En realidad, yo entré en el año 1978. Alfonso Pérez Sánchez, que era el director del Taller de restauración, había pedido un restaurador titulado a la Facultad de Bellas Artes. Y el catedrático de la Facultad, don Francisco Núñez de Celis, me mandó a mí. Recuerdo que el primer cuadro que restauré fue el Pentecostés de Juan Bautista Maíno, que es un cuadro grande. Después hice dos cuadros de Antonio de Pereda de la iglesia del Carmen [Madrid] y otras obras bastante importantes. Entonces mi defensa era “ya que me daban la oportunidad, iba a trabajar lo más y lo mejor que podía”. Parece que fue a satisfacción de la dirección del Museo porque me mantuvieron trabajando. En aquel momento se trabajaba por obra, pero después me hicieron un contrato que se renovaba anualmente. Hasta que unos años más tarde me presenté a una oposición y reafirmé la propiedad de la plaza.
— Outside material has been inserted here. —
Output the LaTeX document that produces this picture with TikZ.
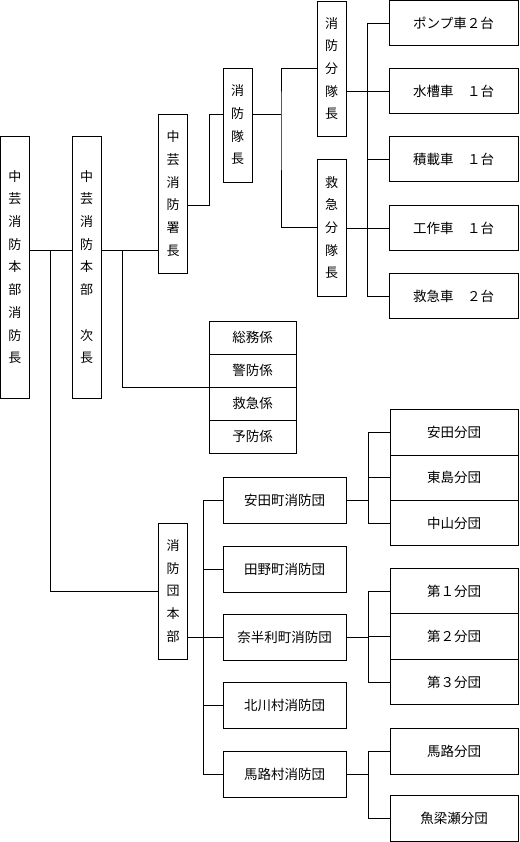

Fui entrando poco a poco. Era difícil entender la restauración en aquella época. Todo el Museo estaba oscuro, sucio. Prácticamente no había cuadros restaurados. Todos eran marrones, no tenían color. Recuerdo que sobre 1980 me encargaron restaurar un cuadro de Rubens, La fortuna. Hice una limpieza prudente del cuadro, y una vez acabado se iba a poner al lado de otros cuadros que eran marrones. Tenía un miedo tremendo. Cuando se colgó el cuadro, me bajé por la mañana y me senté en un banco que había a la orilla para ver la reacción de la gente. Pero nadie decía nada y pensé aliviado que no iba a ser un escándalo. En aquella época y ahora, cada vez que restauras un cuadro del Museo del Prado es como si te enfrentaras al examen de la reválida.
Trabaja en el taller de Restauración del Museo del Prado, especializándose en la obra de El Greco. También ejerce de profesor de restauración en la Escuela Oficial de Artes Aplicadas de Madrid, y en 2010 recibe el Premio Nacional de Conservación y Restauración de Bienes Culturales.